Short exercise:
In the listing below, identify each line with the word "React" and return those lines.

═════ Provided records

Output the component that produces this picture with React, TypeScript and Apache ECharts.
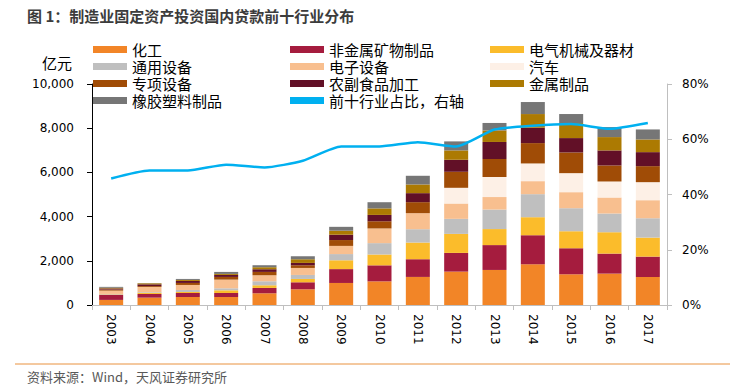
import React, { useEffect, useRef } from "react";
import * as echarts from "echarts";

const years = ["2003","2004","2005","2006","2007","2008","2009","2010","2011","2012","2013","2014","2015","2016","2017"];

const chem = [230, 333, 363, 363, 530, 711, 997, 1070, 1270, 1511, 1586, 1843, 1390, 1420, 1268];
const nonMetal = [230, 166, 181, 181, 242, 317, 627, 725, 801, 846, 1125, 1314, 1178, 906, 921];
const electrical = [20, 60, 45, 121, 121, 151, 400, 490, 755, 861, 725, 816, 770, 967, 861];
const generalEquip = [20, 30, 91, 91, 181, 181, 280, 514, 604, 680, 883, 1042, 1042, 846, 876];
const electronics = [150, 227, 227, 393, 272, 317, 370, 665, 725, 695, 566, 589, 725, 725, 816];
const auto = [0, 0, 0, 0, 0, 0, 0, 0, 0, 710, 906, 801, 861, 725, 816];
const specialEquip = [50, 40, 91, 121, 151, 121, 265, 325, 498, 725, 816, 921, 937, 725, 725];
const agriFood = [50, 80, 91, 91, 121, 106, 242, 287, 408, 544, 770, 695, 650, 680, 634];
const metalProducts = [30, 45, 45, 45, 91, 166, 181, 295, 393, 423, 520, 619, 680, 604, 574];
const rubberPlastic = [40, 10, 45, 91, 91, 136, 175, 280, 393, 408, 340, 544, 408, 453, 453];
const topTenShare = [45.8, 48.7, 48.7, 50.8, 49.8, 52.2, 57.4, 57.4, 58.9, 57.4, 63.5, 64.9, 65.5, 63.8, 65.9];

const leftTicks = { min: 0, max: 10000, interval: 2000 };
const rightTicks = { min: 0, max: 80, interval: 20 };

const barSeries = [
  { name: "化工", data: chem, color: "#F28527" },
  { name: "非金属矿物制品", data: nonMetal, color: "#A51C3E" },
  { name: "电气机械及器材", data: electrical, color: "#FBBC2B" },
  { name: "通用设备", data: generalEquip, color: "#BFBFBF" },
  { name: "电子设备", data: electronics, color: "#F8BF8F" },
  { name: "汽车", data: auto, color: "#FDF0E6" },
  { name: "专项设备", data: specialEquip, color: "#A04C06" },
  { name: "农副食品加工", data: agriFood, color: "#621027" },
  { name: "金属制品", data: metalProducts, color: "#AC7A02" },
  { name: "橡胶塑料制品", data: rubberPlastic, color: "#767676" },
];
const lineName = "前十行业占比，右轴";

const CJK = '"Noto Sans CJK SC", "Noto Sans", sans-serif';
const NUM = '"DejaVu Sans", sans-serif';

export default function App() {
  const ref = useRef<HTMLDivElement>(null);
  useEffect(() => {
    if (!ref.current) return;
    const chart = echarts.init(ref.current, null, { renderer: "svg" });
    const legendBase = {
      orient: "vertical" as const,
      itemWidth: 34,
      itemHeight: 7,
      itemGap: 2,
      padding: 0,
      icon: "rect",
      textStyle: { fontFamily: CJK, fontSize: 15, color: "#000" },
      top: 42,
    };
    chart.setOption({
      animation: false,
      backgroundColor: "#fff",
      textStyle: { fontFamily: CJK },
      grid: { left: 92, right: 63, top: 84, bottom: 85 },
      legend: [
        { ...legendBase, left: 93, data: ["化工", "通用设备", "专项设备", "橡胶塑料制品"] },
        { ...legendBase, left: 290, data: ["非金属矿物制品", "电子设备", "农副食品加工", { name: lineName, icon: "rect", itemStyle: { color: "#00B0F0" } }] },
        { ...legendBase, left: 490, data: ["电气机械及器材", "汽车", "金属制品"] },
      ],
      xAxis: {
        type: "category",
        data: years,
        axisLine: { lineStyle: { color: "#BFBFBF", width: 1 } },
        axisTick: { show: true, length: 5, lineStyle: { color: "#BFBFBF" } },
        axisLabel: { rotate: -90, margin: 9, color: "#000", fontFamily: NUM, fontSize: 12 },
      },
      yAxis: [
        {
          type: "value",
          ...leftTicks,
          axisLine: { show: true, lineStyle: { color: "#000", width: 1 } },
          axisTick: { show: true, length: 5, lineStyle: { color: "#000" } },
          splitLine: { show: false },
          axisLabel: {
            margin: 18,
            color: "#000",
            fontFamily: NUM,
            fontSize: 12,
            formatter: (v: number) => v.toLocaleString("en-US"),
          },
        },
        {
          type: "value",
          ...rightTicks,
          position: "right",
          axisLine: { show: true, lineStyle: { color: "#BFBFBF", width: 1 } },
          axisTick: { show: true, length: 5, lineStyle: { color: "#BFBFBF" } },
          splitLine: { show: false },
          axisLabel: { margin: 15, color: "#000", fontFamily: NUM, fontSize: 12, formatter: "{value}%" },
        },
      ],
      series: [
        ...barSeries.map((s) => ({
          name: s.name,
          type: "bar",
          stack: "total",
          data: s.data,
          barWidth: 24,
          itemStyle: { color: s.color },
          yAxisIndex: 0,
        })),
        {
          name: lineName,
          type: "line",
          yAxisIndex: 1,
          data: topTenShare,
          symbol: "none",
          smooth: 0.2,
          z: 10,
          itemStyle: { color: "#00B0F0" },
          lineStyle: { color: "#00B0F0", width: 2.5 },
        },
      ],
      graphic: [
        {
          type: "text",
          left: 27,
          top: 8,
          style: { text: "图 1：制造业固定资产投资国内贷款前十行业分布", font: `bold 15px ${CJK}`, fill: "#3c3c3c" },
        },
        {
          type: "text",
          left: 42,
          top: 55,
          style: { text: "亿元", font: `15px ${CJK}`, fill: "#000" },
        },
        {
          type: "line",
          shape: { x1: 15, y1: 364, x2: 730, y2: 364 },
          style: { stroke: "#E9923F", lineWidth: 1 },
        },
        {
          type: "text",
          left: 27,
          top: 370,
          style: { text: "资料来源：Wind，天风证券研究所", font: `13px ${CJK}`, fill: "#595959" },
        },
      ],
    });
    return () => chart.dispose();
  }, []);
  return <div ref={ref} style={{ position: "fixed", left: 0, top: 0, width: 730, height: 390 }} />;
}
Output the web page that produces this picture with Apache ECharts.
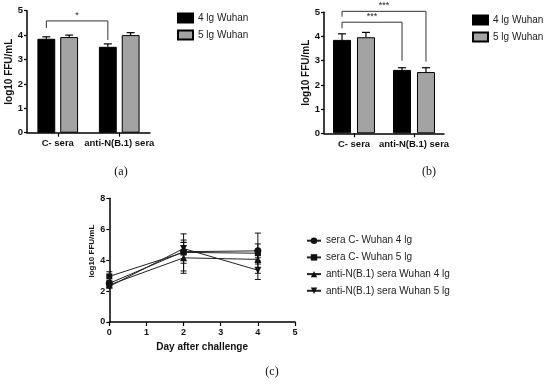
<!DOCTYPE html>
<html><head><meta charset="utf-8">
<script src="https://cdn.jsdelivr.net/npm/echarts@6/dist/echarts.min.js"></script>
<style>html,body{margin:0;padding:0;background:#fff}#c{width:550px;height:384px}</style>
</head><body><div id="c"></div>
<script>
// ---------- data ----------
const barCategories = ['C- sera', 'anti-N(B.1) sera'];
const seriesNames = ['4 lg Wuhan', '5 lg Wuhan'];
// panel (a)
const a4lg = [3.85, 3.52];
const a4lgErr = [0.08, 0.12];
const a5lg = [3.92, 4.00];
const a5lgErr = [0.08, 0.10];
// panel (b)
const b4lg = [3.86, 2.62];
const b4lgErr = [0.25, 0.09];
const b5lg = [3.97, 2.53];
const b5lgErr = [0.20, 0.18];
const barYTicks = [0, 1, 2, 3, 4, 5];
// significance brackets: [fromCat, fromSide, toCat, toSide, topY, leftLegBottom, rightLegBottom, label]
const aBrackets = [[0, -1, 1, -1, 4.58, 4.29, 3.80, '*']];
const bBrackets = [
  [0, -1, 1, -1, 4.59, 4.34, 3.00, '***'],
  [0, -1, 1, 1, 5.04, 4.82, 2.96, '***']
];
// panel (c)
const days = [0, 2, 4];
const lineNames = ['sera C- Wuhan 4 lg', 'sera C- Wuhan 5 lg', 'anti-N(B.1) sera Wuhan 4 lg', 'anti-N(B.1) sera Wuhan 5 lg'];
const cSeraC4 = [2.50, 4.55, 4.60];
const cSeraC4Err = [0.15, 0.75, 0.45];
const cSeraC5 = [2.95, 4.50, 4.45];
const cSeraC5Err = [0.30, 1.20, 1.30];
const cAnti4 = [2.40, 4.15, 4.05];
const cAnti4Err = [0.10, 1.00, 0.30];
const cAnti5 = [2.30, 4.75, 3.35];
const cAnti5Err = [0.10, 0.40, 0.60];
const cXTicks = [0, 1, 2, 3, 4, 5];
const cYTicks = [0, 2, 4, 6, 8];

// ---------- style constants ----------
const FONT = 'Liberation Sans';
const BW_A = 0.29, GAP_A = 0.28;
const BW_B = 0.30, GAP_B = 0.33;
const OFF_A = BW_A * (1 + GAP_A) / 2;
const OFF_B = BW_B * (1 + GAP_B) / 2;

function barErrRender(off) {
  return function (params, api) {
    const cat = api.value(0), side = api.value(1), v = api.value(2), e = api.value(3);
    const band = api.size([1, 0])[0];
    const p = api.coord([cat, v]);
    const x = p[0] + side * off * band;
    const top = api.coord([cat, v + e])[1];
    const st = { stroke: '#000', lineWidth: 1.2 };
    return { type: 'group', children: [
      { type: 'line', shape: { x1: x, y1: p[1], x2: x, y2: top }, style: st },
      { type: 'line', shape: { x1: x - 4, y1: top, x2: x + 4, y2: top }, style: st }
    ]};
  };
}
function bracketRender(off) {
  return function (params, api) {
    const band = api.size([1, 0])[0];
    const c1 = api.value(0), s1 = api.value(1), c2 = api.value(2), s2 = api.value(3);
    const yt = api.value(4), yl = api.value(5), yr = api.value(6);
    const x1 = api.coord([c1, 0])[0] + s1 * off * band;
    const x2 = api.coord([c2, 0])[0] + s2 * off * band;
    const t = api.coord([c1, yt])[1];
    const l = api.coord([c1, yl])[1];
    const r = api.coord([c1, yr])[1];
    const lbl = api.value(7);
    return { type: 'group', children: [
      { type: 'polyline', shape: { points: [[x1, l], [x1, t], [x2, t], [x2, r]] },
        style: { stroke: '#333', lineWidth: 1, fill: null } },
      { type: 'text', style: { text: lbl, x: (x1 + x2) / 2, y: t - 1, align: 'center', verticalAlign: 'bottom',
        fontSize: 9, fontFamily: FONT, fill: '#222' } }
    ]};
  };
}
function errPointRender(params, api) {
  const x = api.value(0), v = api.value(1), e = api.value(2);
  const p = api.coord([x, v]);
  const top = api.coord([x, v + e])[1];
  const bot = api.coord([x, v - e])[1];
  const st = { stroke: '#111', lineWidth: 1 };
  return { type: 'group', children: [
    { type: 'line', shape: { x1: p[0], y1: top, x2: p[0], y2: bot }, style: st },
    { type: 'line', shape: { x1: p[0] - 3, y1: top, x2: p[0] + 3, y2: top }, style: st },
    { type: 'line', shape: { x1: p[0] - 3, y1: bot, x2: p[0] + 3, y2: bot }, style: st }
  ]};
}

const axisLineStyle = { show: true, lineStyle: { color: '#000', width: 1.5 } };
const tickStyle = { show: true, length: 3, lineStyle: { color: '#000', width: 1.2 } };

function barX(gi) {
  return { type: 'category', gridIndex: gi, data: barCategories, axisLine: axisLineStyle,
    axisTick: { show: true, alignWithLabel: true, length: 4, lineStyle: { color: '#000', width: 1.2 } },
    axisLabel: { fontSize: 9.5, fontWeight: 'bold', fontFamily: FONT, color: '#111', margin: 6, interval: 0 } };
}
function barY(gi) {
  return { type: 'value', gridIndex: gi, min: barYTicks[0], max: barYTicks[barYTicks.length - 1], interval: 1,
    name: 'log10 FFU/mL', nameLocation: 'middle', nameGap: 11,
    nameTextStyle: { fontSize: 10, fontWeight: 'bold', fontFamily: FONT, color: '#111' },
    axisLine: axisLineStyle, axisTick: tickStyle, splitLine: { show: false },
    axisLabel: { fontSize: 9.5, fontWeight: 'bold', fontFamily: FONT, color: '#111', margin: 4 } };
}
function bars(name, vals, xi, bw, gap, color) {
  return { type: 'bar', name: name, xAxisIndex: xi, yAxisIndex: xi, data: vals,
    barWidth: (bw * 100) + '%', barGap: (gap * 100) + '%',
    itemStyle: { color: color, borderColor: '#000', borderWidth: 1 }, silent: true };
}
function errData(vals, errs, side) { return vals.map((v, i) => [i, side, v, errs[i]]); }
function ptErr(vals, errs) { return vals.map((v, i) => [days[i], v, errs[i]]); }
function line(name, vals, sym, rot) {
  return { type: 'line', name: name, xAxisIndex: 2, yAxisIndex: 2, data: days.map((d, i) => [d, vals[i]]),
    symbol: sym, symbolSize: sym === 'rect' ? 6 : 7, symbolRotate: rot || 0,
    itemStyle: { color: '#111' }, lineStyle: { color: '#222', width: 1 }, z: 3 };
}

const legendText = { fontSize: 10, fontFamily: FONT, color: '#222', lineHeight: 12 };

const option = {
  animation: false,
  backgroundColor: '#fff',
  grid: [
    { left: 27, top: 10.7, width: 123, height: 122 },
    { left: 324, top: 12.3, width: 120, height: 121 },
    { left: 109.3, top: 198.3, width: 185.7, height: 123.7 }
  ],
  xAxis: [barX(0), barX(1), {
    type: 'value', gridIndex: 2, min: cXTicks[0], max: cXTicks[cXTicks.length - 1], interval: 1,
    name: 'Day after challenge', nameLocation: 'middle', nameGap: 20,
    nameTextStyle: { fontSize: 10, fontWeight: 'bold', fontFamily: FONT, color: '#111' },
    axisLine: axisLineStyle, axisTick: { show: true, length: 4, lineStyle: { color: '#000', width: 1.2 } },
    splitLine: { show: false },
    axisLabel: { fontSize: 9, fontWeight: 'bold', fontFamily: FONT, color: '#111', margin: 6 }
  }],
  yAxis: [barY(0), barY(1), {
    type: 'value', gridIndex: 2, min: cYTicks[0], max: cYTicks[cYTicks.length - 1], interval: 2,
    name: 'log10 FFU/mL', nameLocation: 'middle', nameGap: 14,
    nameTextStyle: { fontSize: 8, fontWeight: 'bold', fontFamily: FONT, color: '#111', padding: [0, 0, 0, 18] },
    axisLine: axisLineStyle, axisTick: tickStyle, splitLine: { show: false },
    axisLabel: { fontSize: 9, fontWeight: 'bold', fontFamily: FONT, color: '#111', margin: 4 }
  }],
  legend: [
    { data: seriesNames, left: 172, top: 7, orient: 'vertical', icon: 'rect', itemWidth: 15, itemHeight: 9,
      itemGap: 5, textStyle: legendText, selectedMode: false },
    { data: seriesNames, left: 467, top: 9, orient: 'vertical', icon: 'rect', itemWidth: 15, itemHeight: 9,
      itemGap: 5, textStyle: legendText, selectedMode: false },
    { data: lineNames, left: 301, top: 229.7, orient: 'vertical', itemWidth: 14, itemHeight: 8,
      itemGap: 4.7, textStyle: legendText, selectedMode: false }
  ],
  graphic: [
    { type: 'text', x: 121, y: 172, style: { text: '(a)', fontSize: 12, fontFamily: 'Liberation Serif', fill: '#111', align: 'center', verticalAlign: 'middle' } },
    { type: 'text', x: 429, y: 172, style: { text: '(b)', fontSize: 12, fontFamily: 'Liberation Serif', fill: '#111', align: 'center', verticalAlign: 'middle' } },
    { type: 'text', x: 272, y: 372, style: { text: '(c)', fontSize: 12, fontFamily: 'Liberation Serif', fill: '#111', align: 'center', verticalAlign: 'middle' } }
  ],
  series: [
    bars(seriesNames[0], a4lg, 0, BW_A, GAP_A, '#000'),
    bars(seriesNames[1], a5lg, 0, BW_A, GAP_A, '#a3a3a3'),
    bars(seriesNames[0], b4lg, 1, BW_B, GAP_B, '#000'),
    bars(seriesNames[1], b5lg, 1, BW_B, GAP_B, '#a3a3a3'),
    { type: 'custom', xAxisIndex: 0, yAxisIndex: 0, renderItem: barErrRender(OFF_A),
      data: errData(a4lg, a4lgErr, -1).concat(errData(a5lg, a5lgErr, 1)), z: 1, silent: true },
    { type: 'custom', xAxisIndex: 1, yAxisIndex: 1, renderItem: barErrRender(OFF_B),
      data: errData(b4lg, b4lgErr, -1).concat(errData(b5lg, b5lgErr, 1)), z: 1, silent: true },
    { type: 'custom', xAxisIndex: 0, yAxisIndex: 0, renderItem: bracketRender(OFF_A), data: aBrackets,
      dimensions: ['c1', 's1', 'c2', 's2', 'yt', 'yl', 'yr', { name: 'lbl', type: 'ordinal' }], silent: true, clip: false },
    { type: 'custom', xAxisIndex: 1, yAxisIndex: 1, renderItem: bracketRender(OFF_B), data: bBrackets,
      dimensions: ['c1', 's1', 'c2', 's2', 'yt', 'yl', 'yr', { name: 'lbl', type: 'ordinal' }], silent: true, clip: false },
    line(lineNames[0], cSeraC4, 'circle'),
    line(lineNames[1], cSeraC5, 'rect'),
    line(lineNames[2], cAnti4, 'triangle'),
    line(lineNames[3], cAnti5, 'triangle', 180),
    { type: 'custom', xAxisIndex: 2, yAxisIndex: 2, renderItem: errPointRender, silent: true, z: 2,
      data: ptErr(cSeraC4, cSeraC4Err).concat(ptErr(cSeraC5, cSeraC5Err), ptErr(cAnti4, cAnti4Err), ptErr(cAnti5, cAnti5Err)) }
  ]
};
const chart = echarts.init(document.getElementById('c'), null, { renderer: 'canvas' });
chart.setOption(option);
</script></body></html>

══════════

The reply:
Output the component that produces this picture with React, TypeScript and Apache ECharts.
import React, { useEffect, useRef } from "react";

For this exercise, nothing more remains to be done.